O Brasil acumula, por décadas, o recorde mundial em violência: são mais de 70 mil pessoas mortas todos os anos. Doenças causadas pela falta de água tratada matam milhares de crianças, além de outros milhões por diversas outras endemias.
Somos o campeão mundial em agressão a professores e o segundo maior consumidor de drogas do mundo – praga que devasta milhares de vidas e famílias todos os anos.

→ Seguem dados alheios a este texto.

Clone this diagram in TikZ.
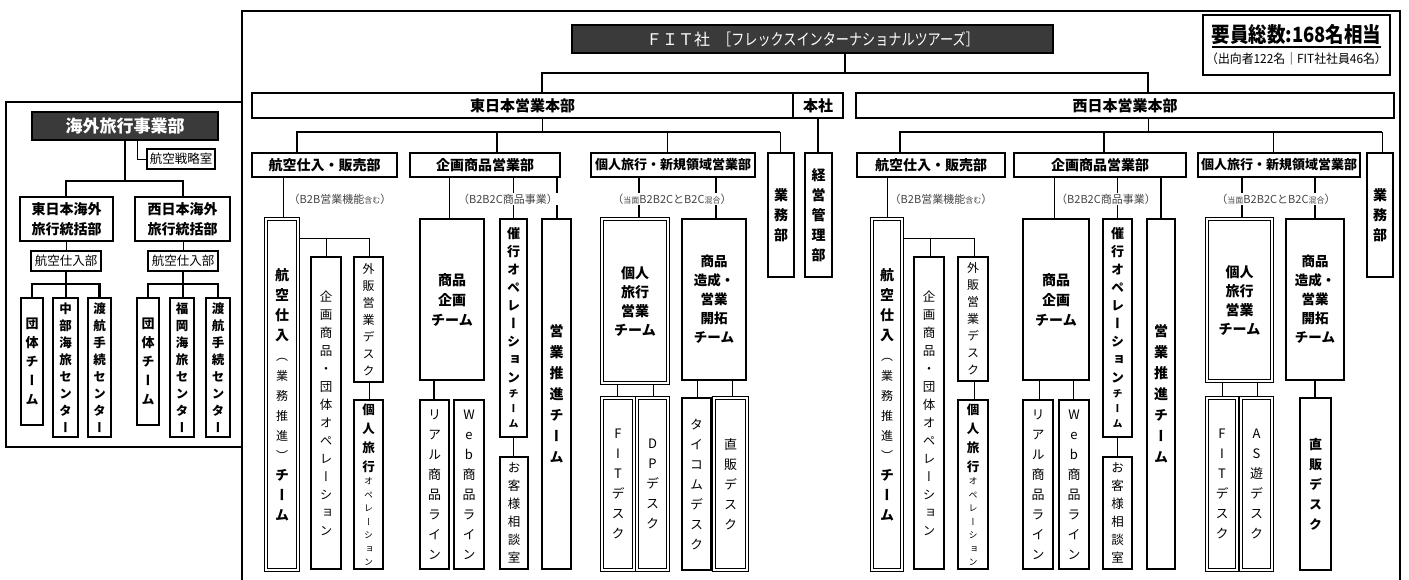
\documentclass[tikz,border=0pt]{standalone}
\usepackage{fontspec}
\usepackage{graphicx}
\usetikzlibrary{backgrounds}
\newfontfamily\jp{Noto Sans CJK JP}
\newfontfamily\jpv[RawFeature=+vert]{Noto Sans CJK JP}
\definecolor{dk}{HTML}{3A3A3A}
\definecolor{lb}{HTML}{444444}
\makeatletter
\def\vs@end{\vs@end}
\newcommand\vsx[1]{\vs@loop#1\vs@end}
\def\vs@loop#1{\ifx\vs@end#1\else\hbox to 0pt{\hss#1\hss}\expandafter\vs@loop\fi}
\makeatother
\newcommand\VB[3]{\vbox{\jpv\bfseries\fontsize{#1}{#2}\selectfont\vsx{#3}}}
\newcommand\VR[3]{\vbox{\jpv\mdseries\fontsize{#1}{#2}\selectfont\vsx{#3}}}
\newcommand\obox[6][]{\pgfmathsetmacro\obw{#4-#2}\pgfmathsetmacro\obh{#5-#3}\pgfmathsetmacro\obx{(#2+#4)/2}\pgfmathsetmacro\oby{(#3+#5)/2}\node[#1, minimum width=\obw pt, minimum height=\obh pt] (#6) at (\obx,\oby)}
\begin{document}
\begin{tikzpicture}[x=1pt,y=-1pt,
 box/.style={draw, line width=2.4pt, fill=white, inner sep=0pt},
 tb/.style={draw, line width=1.6pt, fill=white, inner sep=0pt},
 tbk/.style={draw, line width=2.6pt, fill=white, inner sep=0pt},
 dbx/.style={draw, line width=0.9pt, double=white, double distance=1.5pt, fill=white, inner sep=0pt},
 dark/.style={draw, line width=2.6pt, fill=dk, text=white, inner sep=0pt},
 cT/.style={line width=2.6pt},
 cM/.style={line width=1.8pt},
 cN/.style={line width=1pt},
 h15/.style={font=\jp\bfseries\fontsize{15}{18}\selectfont},
 h14/.style={font=\jp\bfseries\fontsize{14}{20}\selectfont, align=center},
 h13/.style={font=\jp\bfseries\fontsize{13}{16}\selectfont},
 r12/.style={font=\jp\fontsize{12.5}{15}\selectfont},
 lbl/.style={fill=white, inner sep=1pt, text=lb, font=\jp\fontsize{11}{13}\selectfont}]
\useasboundingbox (0,0) rectangle (1409,579);
% frames
\draw[line width=2.4pt] (242,600) -- (242,11) -- (1400,11) -- (1400,600);
\draw[line width=2.4pt] (6,102) rectangle (242,447);

% ---- top
\obox[dark]{572}{25}{1053}{53}{fit} {\jp\fontsize{16}{18}\selectfont ＦＩＴ社\hspace{8pt}\scalebox{0.82}[1]{［フレックスインターナショナルツアーズ］}};
\obox[box, align=center]{1203}{15}{1390}{75}{staff} {{\jp\bfseries\fontsize{21}{24}\selectfont\scalebox{0.88}[1]{\vtop{\hbox{要員総数:168名相当}\kern1pt\hrule height 1.8pt}}}\\[4pt]{\jp\fontsize{12.5}{14}\selectfont\scalebox{0.95}[1]{（出向者122名｜FIT社社員46名）}}};

% ---- row 1
\obox[box, h15]{252}{93}{793}{118}{east} {東日本営業本部};
\obox[box, h15]{793}{93}{843}{118}{hq} {本社};
\obox[box, h15]{856}{93}{1394}{118}{west} {西日本営業本部};

% ---- row 2 east
\obox[box, h14]{252}{153}{397}{177}{ekb} {航空仕入・販売部};
\obox[box, h14]{410}{153}{560}{177}{ekk} {企画商品営業部};
\obox[box, h13]{591}{153}{755}{177}{eko} {個人旅行・新規領域営業部};
\obox[box]{768}{153}{794}{277}{egy} {\VB{14}{20}{業務部}};
\obox[box]{805}{153}{832}{277}{ekm} {\VB{14}{20}{経営管理部}};
% ---- row 2 west
\obox[box, h14]{857}{153}{1005}{177}{wkb} {航空仕入・販売部};
\obox[box, h14]{1014}{153}{1186}{177}{wkk} {企画商品営業部};
\obox[box, h13]{1198}{153}{1360}{177}{wko} {個人旅行・新規領域営業部};
\obox[box]{1367}{153}{1393}{277}{wgy} {\VB{14}{20}{業務部}};

% ---- labels
\node[lbl] (el1) at (340,199) {（B2B営業機能{\fontsize{8}{9}\selectfont 含む}）};
\node[lbl] (el2) at (508,199) {（B2B2C商品事業）};
\node[lbl] (el3) at (672,199) {（{\fontsize{8}{9}\selectfont 当面}B2B2CとB2C{\fontsize{8}{9}\selectfont 混合}）};
\node[lbl] (wl1) at (941,199) {（B2B営業機能{\fontsize{8}{9}\selectfont 含む}）};
\node[lbl] (wl2) at (1106,199) {（B2B2C商品事業）};
\node[lbl] (wl3) at (1276,199) {（{\fontsize{8}{9}\selectfont 当面}B2B2CとB2C{\fontsize{8}{9}\selectfont 混合}）};

% ---- tall boxes east
\obox[dbx]{266}{219}{298}{570}{ekt1} {\vbox{\jpv\bfseries\fontsize{14}{20}\selectfont\vsx{航空仕入}\mdseries\fontsize{12}{20}\selectfont\vsx{（業務推進）}\bfseries\fontsize{14}{20}\selectfont\vsx{チーム}}};
\obox[tb]{311}{257}{341}{569}{ekt2} {\VR{12.5}{18}{企画商品・団体オペレーション}};
\obox[tb]{354}{257}{383}{382}{ekt3} {\VR{12}{17}{外販営業デスク}};
\obox[tb]{354}{400}{383}{569}{ekt4} {\vbox{\jpv\bfseries\fontsize{12.5}{19}\selectfont\vsx{個人旅行}\mdseries\fontsize{9}{13.5}\selectfont\vsx{オペレーション}}};
\obox[tb, h14]{420}{219}{484}{380}{ekt5} {商品\\企画\\チーム};
\obox[tb]{420}{400}{449}{569}{ekt6} {\VR{13}{20}{リアル商品ライン}};
\obox[tb]{454}{400}{484}{569}{ekt7} {\VR{13}{20}{Web商品ライン}};
\obox[tb]{500}{219}{527}{437}{ekt8} {\vbox{\jpv\bfseries\fontsize{13}{18}\selectfont\vsx{催行オペレーション}\fontsize{10}{15}\selectfont\vsx{チーム}}};
\obox[tb]{500}{457}{528}{569}{ekt9} {\VR{12.5}{18}{お客様相談室}};
\obox[tb]{542}{219}{571}{569}{ekt10} {\VB{14}{21}{営業推進チーム}};
\obox[dbx, h14, font=\jp\bfseries\fontsize{14}{19}\selectfont]{602}{219}{668}{383}{ekt11} {個人\\旅行\\営業\\チーム};
\obox[tb, h14, font=\jp\bfseries\fontsize{13.5}{19}\selectfont]{682}{219}{746}{380}{ekt12} {商品\\造成・\\営業\\開拓\\チーム};
\obox[dbx]{602}{398}{634}{570}{ekt13} {\VR{13}{20}{FITデスク}};
\obox[dbx]{637}{398}{668}{570}{ekt14} {\VR{13}{20}{DPデスク}};
\obox[tbk]{682}{398}{711}{570}{ekt15} {\VR{13}{20}{タイコムデスク}};
\obox[dbx]{714}{398}{747}{570}{ekt16} {\VR{13}{20}{直販デスク}};

% ---- tall boxes west
\obox[dbx]{872}{219}{902}{570}{wkt1} {\vbox{\jpv\bfseries\fontsize{14}{20}\selectfont\vsx{航空仕入}\mdseries\fontsize{12}{20}\selectfont\vsx{（業務推進）}\bfseries\fontsize{14}{20}\selectfont\vsx{チーム}}};
\obox[tb]{914}{257}{944}{569}{wkt2} {\VR{12.5}{18}{企画商品・団体オペレーション}};
\obox[tb]{958}{257}{988}{381}{wkt3} {\VR{12}{17}{外販営業デスク}};
\obox[tb]{958}{400}{988}{569}{wkt4} {\vbox{\jpv\bfseries\fontsize{12.5}{19}\selectfont\vsx{個人旅行}\mdseries\fontsize{9}{13.5}\selectfont\vsx{オペレーション}}};
\obox[tb, h14]{1023}{219}{1089}{380}{wkt5} {商品\\企画\\チーム};
\obox[tb]{1023}{400}{1053}{569}{wkt6} {\VR{13}{20}{リアル商品ライン}};
\obox[tb]{1059}{400}{1089}{569}{wkt7} {\VR{13}{20}{Web商品ライン}};
\obox[tb]{1103}{219}{1132}{437}{wkt8} {\vbox{\jpv\bfseries\fontsize{13}{18}\selectfont\vsx{催行オペレーション}\fontsize{10}{15}\selectfont\vsx{チーム}}};
\obox[tb]{1103}{457}{1132}{569}{wkt9} {\VR{12.5}{18}{お客様相談室}};
\obox[tb]{1147}{219}{1175}{569}{wkt10} {\VB{14}{21}{営業推進チーム}};
\obox[dbx, h14, font=\jp\bfseries\fontsize{14}{19}\selectfont]{1207}{219}{1272}{381}{wkt11} {個人\\旅行\\営業\\チーム};
\obox[tb, h14, font=\jp\bfseries\fontsize{13.5}{19}\selectfont]{1286}{219}{1344}{380}{wkt12} {商品\\造成・\\営業\\開拓\\チーム};
\obox[dbx]{1207}{398}{1237}{570}{wkt13} {\VR{13}{20}{FITデスク}};
\obox[dbx]{1241}{398}{1272}{570}{wkt14} {\VR{13}{20}{AS遊デスク}};
\obox[tbk]{1300}{398}{1331}{570}{wkt15} {\VB{13}{20}{直販デスク}};

% ---- left division
\obox[dark, font=\jp\bfseries\fontsize{17}{20}\selectfont]{32}{112}{218}{140}{ovs} {海外旅行事業部};
\obox[box, line width=2pt, r12]{147}{149}{215}{169}{kss} {航空戦略室};
\obox[box, h14]{20}{197}{113}{241}{ehq} {東日本海外\\旅行統括部};
\obox[box, h14]{135}{197}{230}{241}{whq} {西日本海外\\旅行統括部};
\obox[box, line width=2pt, r12]{31}{251}{101}{271}{ekp} {航空仕入部};
\obox[box, line width=2pt, r12]{148}{251}{218}{271}{wkp} {航空仕入部};
\obox[tb, line width=1.2pt]{21}{298}{43}{425}{et1} {\VB{13}{19}{団体チーム}};
\obox[tb, line width=2.2pt]{53}{298}{78}{437}{et2} {\VB{12.5}{17}{中部海旅センター}};
\obox[tb, line width=2.2pt]{88}{298}{111}{437}{et3} {\VB{12.5}{17}{渡航手続センター}};
\obox[tb, line width=1.2pt]{137}{298}{159}{425}{wt1} {\VB{13}{19}{団体チーム}};
\obox[tbk]{170}{298}{194}{437}{wt2} {\VB{12.5}{17}{福岡海旅センター}};
\obox[tb, line width=2.2pt]{206}{298}{230}{437}{wt3} {\VB{12.5}{17}{渡航手続センター}};

% ---- connectors
\begin{pgfonlayer}{background}
\coordinate (fj) at (845,73);
\draw[cT] (fit.south -| fj) -- (fj);
\draw[cT] (east.north -| 542,0) |- (fj) -| (west.north -| 1148,0);
\draw[cN] (east.south -| 542,0) -- (542,132);
\draw[cT] (ekb.north -| 297,0) -- (297,132) -- (780,132);
\draw[cT] (497,132) -- (ekk.north -| 497,0);
\draw[cN] (667,132) -- (eko.north -| 667,0);
\draw[cN] (780,132) -- (egy.north -| 780,0);
\draw[cM] (hq.south -| 818,0) -- (ekm.north -| 818,0);
\draw[cN] (west.south -| 1148,0) -- (1148,132);
\draw[cT] (wkb.north -| 900,0) -- (900,132) -- (1382,132);
\draw[cT] (1104,132) -- (wkk.north -| 1104,0);
\draw[cN] (1273,132) -- (wko.north -| 1273,0);
\draw[cN] (1382,132) -- (wgy.north -| 1382,0);
% east subs
\draw[cN] (ekb.south -| 283,0) -- (ekt1.north -| 283,0);
\draw[cN] (ekt1.east |- 0,238) -| (ekt3.north -| 369,0);
\draw[cN] (326,238) -- (ekt2.north -| 326,0);
\draw[cN] (ekt3.south -| 369,0) -- (ekt4.north -| 369,0);
\draw[cN] (ekk.south -| 449,0) -- (ekt5.north -| 449,0);
\draw[cN] (ekk.south -| 513,0) -- (ekt8.north -| 513,0);
\draw[cT] (ekk.south -| 557,0) -- (ekt10.north -| 557,0);
\draw[cT] (ekt5.south -| 434,0) -- (ekt6.north -| 434,0);
\draw[cN] (ekt8.south -| 513,0) -- (ekt9.north -| 513,0);
\draw[cT] (eko.south -| 639,0) -- (ekt11.north -| 639,0);
\draw[cT] (eko.south -| 716,0) -- (ekt12.north -| 716,0);
\draw[cN] (ekt11.south -| 617,0) -- (ekt13.north -| 617,0);
\draw[cN] (ekt11.south -| 653,0) -- (ekt14.north -| 653,0);
\draw[cN] (ekt12.south -| 697,0) -- (ekt15.north -| 697,0);
\draw[cN] (ekt12.south -| 732,0) -- (ekt16.north -| 732,0);
% west subs
\draw[cN] (wkb.south -| 887,0) -- (wkt1.north -| 887,0);
\draw[cN] (wkt1.east |- 0,238) -| (wkt3.north -| 974,0);
\draw[cN] (930,238) -- (wkt2.north -| 930,0);
\draw[cN] (wkt3.south -| 974,0) -- (wkt4.north -| 974,0);
\draw[cN] (wkk.south -| 1054,0) -- (wkt5.north -| 1054,0);
\draw[cN] (wkk.south -| 1117,0) -- (wkt8.north -| 1117,0);
\draw[cT] (wkk.south -| 1161,0) -- (wkt10.north -| 1161,0);
\draw[cN] (wkt5.south -| 1039,0) -- (wkt6.north -| 1039,0);
\draw[cN] (wkt5.south -| 1073,0) -- (wkt7.north -| 1073,0);
\draw[cN] (wkt8.south -| 1117,0) -- (wkt9.north -| 1117,0);
\draw[cT] (wko.south -| 1242,0) -- (wkt11.north -| 1242,0);
\draw[cT] (wko.south -| 1315,0) -- (wkt12.north -| 1315,0);
\draw[cN] (wkt11.south -| 1222,0) -- (wkt13.north -| 1222,0);
\draw[cN] (wkt11.south -| 1257,0) -- (wkt14.north -| 1257,0);
\draw[cT] (wkt12.south -| 1315,0) -- (wkt15.north -| 1315,0);
% left division
\draw[cT] (ovs.south -| 125,0) -- (125,181);
\draw[cT] (ehq.north -| 66,0) |- (125,181) -| (whq.north -| 183,0);
\draw[cN] (ovs.south -| 137,0) |- (kss.west);
\draw[cN] (ehq.south -| 66,0) -- (ekp.north -| 66,0);
\draw[cN] (whq.south -| 183,0) -- (wkp.north -| 183,0);
\draw[cT] (ekp.south -| 66,0) -- (66,284);
\draw[cT] (et1.north -| 32,0) -- (32,284) -- (99.5,284) -- (et3.north -| 99.5,0);
\draw[cT] (66,284) -- (et2.north -| 66,0);
\draw[cT] (wkp.south -| 183,0) -- (183,284);
\draw[cT] (wt1.north -| 148,0) -- (148,284) -- (218,284) -- (wt3.north -| 218,0);
\draw[cT] (183,284) -- (wt2.north -| 183,0);
\end{pgfonlayer}
\end{tikzpicture}
\end{document}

Mas, de repente, eis que surge a Covid-19, e o Brasil, sempre indiferente ao caos da violência diária e dos indicadores sociais, passou da apatia aos prantos de comoção pelas mortes do coronavírus.
A mídia brasileira se tornou o carro chefe do cinismo e criou, inclusive, o “Memorial Inumeráveis” para contar as histórias dos mártires da Covid-19. Nunca pensaram em memoriais para os milhões de desamparados e mortos pela institucionalização da violência e pela omissão do Estado.
Nesse cenário, questiona-se: o Brasil mudou? Nem um milímetro. Simplesmente, estamos vendo aflorar o cinismo latente do establishment que jamais moveu uma palha para reverter a situação inaceitável da violência absurda que assola o Brasil e suas gritantes desigualdades sociais.
No contexto global, a pandemia tem causado estardalhaço, porque começou matando europeus. Se estivesse restrita ao continente africano, matando pobres, todos estariam vendo a desgraça pela televisão e comendo pipocas. Mas, se a praga mata na Europa, entra em cena o cinismo do #fiqueemcasa, em que uma elite hipócrita passa a exigir dos pobres uma solidariedade que nunca tiveram para com eles, que deveriam responder #pagueasminhascontas.
E o cinismo se alastrou mais do que qualquer vírus. Autoridades de todos os níveis e poderes unidos nos festivais de bandeiras a meio-mastro e lutos oficiais. Para coroar esse circo de horrores, como não poderia deixar de ser, entra no picadeiro da desfaçatez o Supremo Tribunal.
Por lá, o ministro Luís Barroso usurpa o Congresso Nacional e descriminaliza o aborto aos três meses de gestação. Mas esse mesmo ministro impede o Governo federal de extraditar diplomatas venezuelanos, alegando questões humanitárias com a epidemia do coronavírus. Ou seja, o assassinato de seres humanos indefesos pode ser livremente praticado, mas expulsar marmanjos fere o senso de humanitarismo do tal ministro. Se ministros do Supremo fossem submetidos a um exame de sanidade mental a que são submetidos um cabo e um soldado, certamente, não entrariam na caserna.